World History AP Book Review
With the help of everyone from William Shakespeare to Elizabeth Taylor, history has found many ways to depict the ancient world’s most famous woman Cleopatra. Who was Cleopatra? Was she the sensual seductress that history has claimed? Or was she a leader who used her political cleverness to do what was best for her people? Or was she something in between? Separating the truth from myth about Cleopatra is not an easy matter. British historian Joyce Tyldesley makes an audacious attempt in her new biography, “Cleopatra: Last Queen of Egypt”. This book begins with Cleopatra's early life, it analyzes her role as a companion to her father and brother, and how she came to take the Egyptian throne. She ruled Egypt during a very difficult period, and yes, she was ruthless, but she needed to be. Had she not been ruthless, she would never have become the ruler of Egypt, and would not have ruled it as long as she did.The book also records her interaction with the Roman Empire, and her personal relationships with Julius Caesar and Marc Antony. She was an ambitious and ruthless queen is obvious from even the slightest examination of her life, although the extent of her ruthlessness tends to be hidden in the popular histories, which revolve around the murder of her sister and her brother while she was concentrating on her love life. But it appears she had no intimate relations with men other than Caesar and Antony. Cleopatra lived in an age of highly unstable governments, and her choice of forming personal relationships with the most powerful Romans Antony and Caesar should be seen as sensible rather than a weak decision and 'love' may have had very little to do with it.
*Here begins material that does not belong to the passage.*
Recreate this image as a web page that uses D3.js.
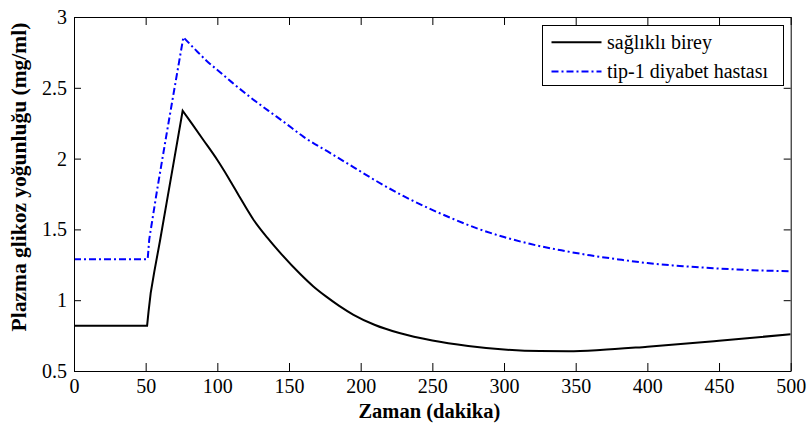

It turns out that the queen probably wasn’t much of a looker. Depictions on coins show her to lack natural beauty by ancient or current standards. It seems likely that Cleopatra’s physical appearance was not more or less attractive than the next woman, yet through her wit, charm and daring she captivated not only two of the most powerful men of the ancient world, but the collective imagination of the entire world for all centuries after that. Also she was a talented and educated woman who spoke a number of languages and may have even been able to read and write Egyptian, which was very rare at that time. All these things made her irresistible.